I'm touched that it seems my readers still drop by and I'm missed, and I've wanted to get back into blogging about being childfree, but time and other commitments have gotten in the way. Life is good, and life is still childfree. It’s been the good kind of distraction that’s kept me from this blog, but I think about writing often. It’s time to get back on track, because there IS a lot to write about.
Most importantly, I have not given in to the pressure, as it seems many of you are concerned about. I’ve come out to a couple of stepsisters-in-law, and I can only assume it’s made its way up the ladder. We received fewer (if any) invitations to family functions since then, but considering the way we’ve been made to feel at such events it’s kind of welcome to not have to decline all the time. This year we’re having Thanksgiving with my in-laws, when talk of babies will no doubt be rampant. My husband’s stepbrother’s wife is pregnant with their first child; they were married about a year after we were, so you can imagine where that conversation will head. But overall, everyone’s been pretty mellow with us. We’ll see how that changes at Thanksgiving.
I was laid off in July and I’m so thankful we don’t have a child to support during this time. I’m freelancing regularly, but we’re also facing the loss of my insurance at the end of next month. With the uncertainty of the economy, it’s a scary, scary time, and I can only imagine how scary it is for those who have larger families to support.

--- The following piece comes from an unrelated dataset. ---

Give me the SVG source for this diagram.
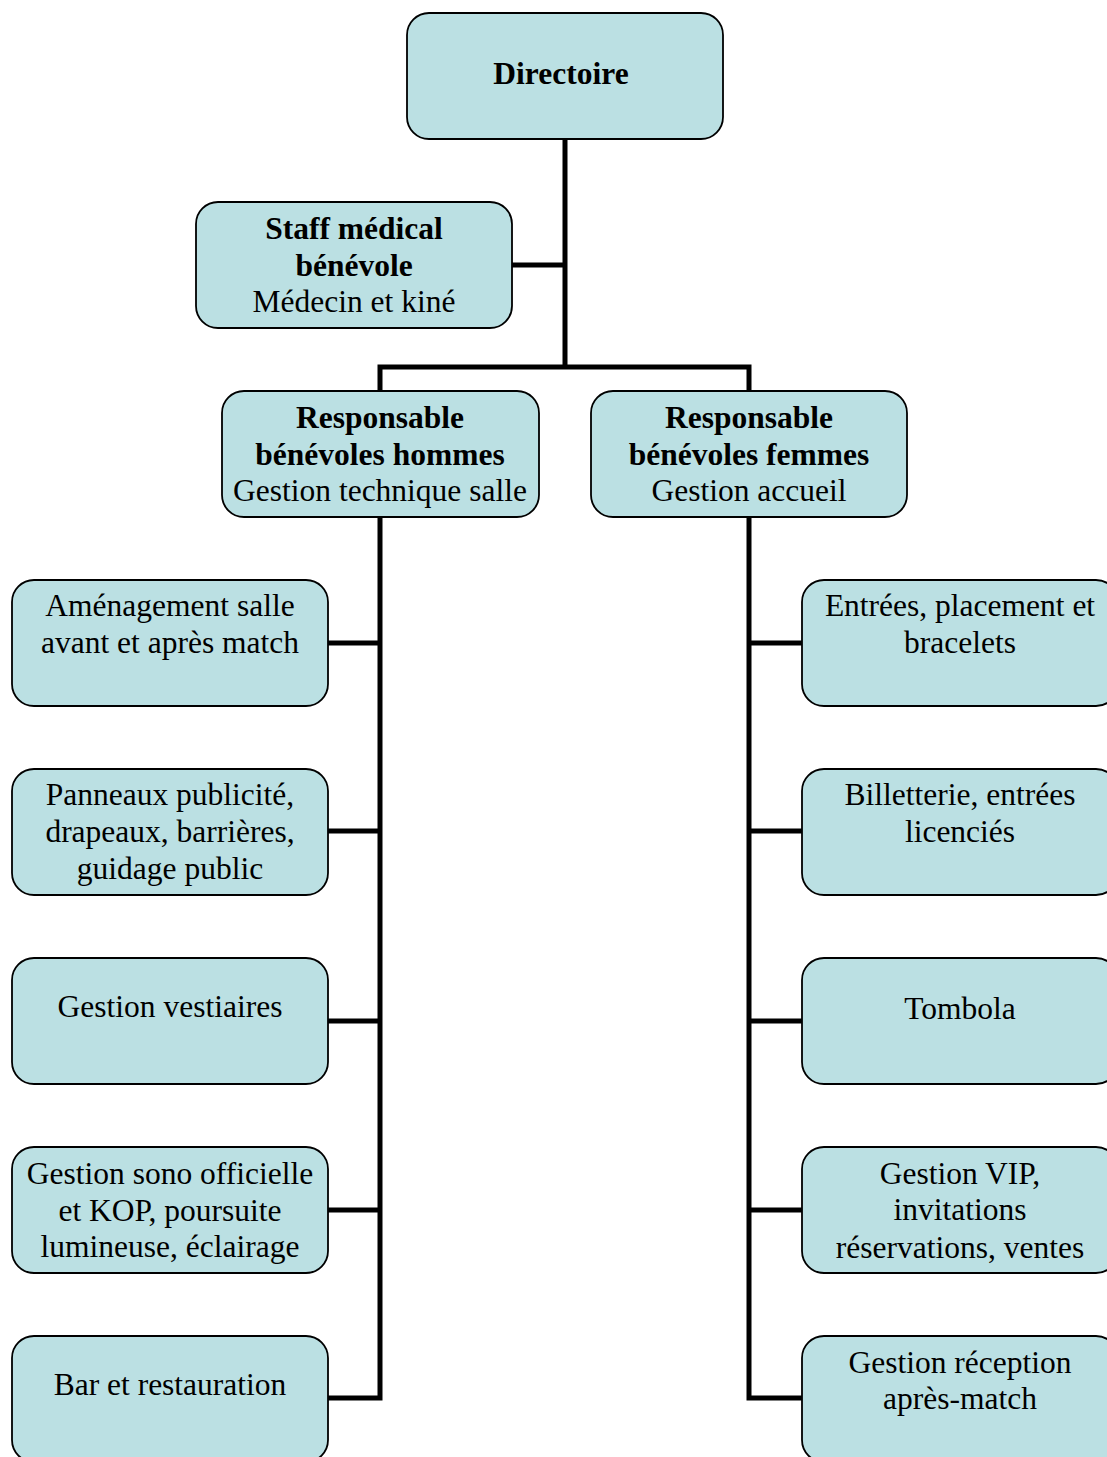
<svg xmlns="http://www.w3.org/2000/svg" width="1107" height="1457" viewBox="0 0 1107 1457">
<style>
.box{fill:#BBE0E3;stroke:#000;stroke-width:1.8}
.t{font-family:"Liberation Serif","Times New Roman",Times,serif;font-size:31.5px;fill:#000;text-anchor:middle}
.b{font-weight:bold}
.c{stroke:#000;stroke-width:5;fill:none}
</style>
<rect width="1107" height="1457" fill="#fff"/>
<g id="connectors">
<path class="c" d="M565 139V367M512 265H565M380 391V367H749V391"/>
<path class="c" d="M380 517V1398H328M328 643H380M328 831H380M328 1021H380M328 1210H380"/>
<path class="c" d="M749 517V1398H802M749 643H802M749 831H802M749 1021H802M749 1210H802"/>
</g>
<g id="directoire"><rect class="box" x="407" y="13" width="316" height="126" rx="22"/><text class="t b" x="561" y="84">Directoire</text></g>
<g id="staff"><rect class="box" x="196" y="202" width="316" height="126" rx="22"/><text class="t b" x="354" y="239">Staff médical</text><text class="t b" x="354" y="276">bénévole</text><text class="t" x="354" y="312">Médecin et kiné</text></g>
<g id="resp-hommes"><rect class="box" x="222" y="391" width="317" height="126" rx="22"/><text class="t b" x="380" y="428">Responsable</text><text class="t b" x="380" y="465">bénévoles hommes</text><text class="t" x="380" y="501">Gestion technique salle</text></g>
<g id="resp-femmes"><rect class="box" x="591" y="391" width="316" height="126" rx="22"/><text class="t b" x="749" y="428">Responsable</text><text class="t b" x="749" y="465">bénévoles femmes</text><text class="t" x="749" y="501">Gestion accueil</text></g>
<g id="amenagement"><rect class="box" x="12" y="580" width="316" height="126" rx="22"/><text class="t" x="170" y="616">Aménagement salle</text><text class="t" x="170" y="653">avant et après match</text></g>
<g id="panneaux"><rect class="box" x="12" y="769" width="316" height="126" rx="22"/><text class="t" x="170" y="805">Panneaux publicité,</text><text class="t" x="170" y="842">drapeaux, barrières,</text><text class="t" x="170" y="879">guidage public</text></g>
<g id="vestiaires"><rect class="box" x="12" y="958" width="316" height="126" rx="22"/><text class="t" x="170" y="1017">Gestion vestiaires</text></g>
<g id="sono"><rect class="box" x="12" y="1147" width="316" height="126" rx="22"/><text class="t" x="170" y="1184">Gestion sono officielle</text><text class="t" x="170" y="1221">et KOP, poursuite</text><text class="t" x="170" y="1257">lumineuse, éclairage</text></g>
<g id="bar"><rect class="box" x="12" y="1336" width="316" height="126" rx="22"/><text class="t" x="170" y="1395">Bar et restauration</text></g>
<g id="entrees"><rect class="box" x="802" y="580" width="316" height="126" rx="22"/><text class="t" x="960" y="616">Entrées, placement et</text><text class="t" x="960" y="653">bracelets</text></g>
<g id="billetterie"><rect class="box" x="802" y="769" width="316" height="126" rx="22"/><text class="t" x="960" y="805">Billetterie, entrées</text><text class="t" x="960" y="842">licenciés</text></g>
<g id="tombola"><rect class="box" x="802" y="958" width="316" height="126" rx="22"/><text class="t" x="960" y="1019">Tombola</text></g>
<g id="vip"><rect class="box" x="802" y="1147" width="316" height="126" rx="22"/><text class="t" x="960" y="1184">Gestion VIP,</text><text class="t" x="960" y="1220">invitations</text><text class="t" x="960" y="1258">réservations, ventes</text></g>
<g id="reception"><rect class="box" x="802" y="1336" width="316" height="126" rx="22"/><text class="t" x="960" y="1373">Gestion réception</text><text class="t" x="960" y="1409">après-match</text></g>
</svg>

J continues to live with us and she has completely turner her life around. It’s magnificent and really inspiring. She credits us for helping her turn her life around and helping to show her what a real relationship looks like. She’s spent the last 3 months with an amazing man who is everything she deserves; they remind me of my husband and me when they’re together. It’s remarkable the transformation, and she concedes that had she met him before living with us she wouldn’t have been the right person for him. I truly believe, even at this early state that she may have found “the One”, but she’s taking things slowly and it’s working out well for them.
As I prepare for an entire weekend spent with my 9-year-old niece, I’m sure I’ll have plenty more insights to share come Monday, and I’m hoping to update more frequently again. Thanks for your dedication, e-mails and comments. I feel touched that as much as this blog has helped me over the years, I’m also helping some of you who feel the same.
5 comments:
Welcome back! I hope things look up for you.
Phew, thank GAWD you are back! I just found you blog this week, I've been reading through your archives in the meantime hoping you would come back. You put into words everything I want to say but don't know how. I'm also a DINK in chicago and it gives me strength to know there is someone else around here who is like me...I was beginning to feel like I had no choice.
I am glad you are back, too. I recently started blogging about childfree marriage, and I very much appreciated your voice and contributions.
Like everything else, someone who is childfree can be inclusive and positive or just downright mean.
Unlike many other perspectives, however, the childfree know first-hand the attacks that will come when you cut through culture, tradition, and expectation.
How to blend loving acceptance with individual vision, decisiveness, and choice - that is the challenge of the childfree.
Thanks for helping to pave the way.
Yay! I've missed reading you.
I'm glad you're back. I love being able to read someone who feels the same way I do and who has to deal with the questions and pressure for choosing not to conform.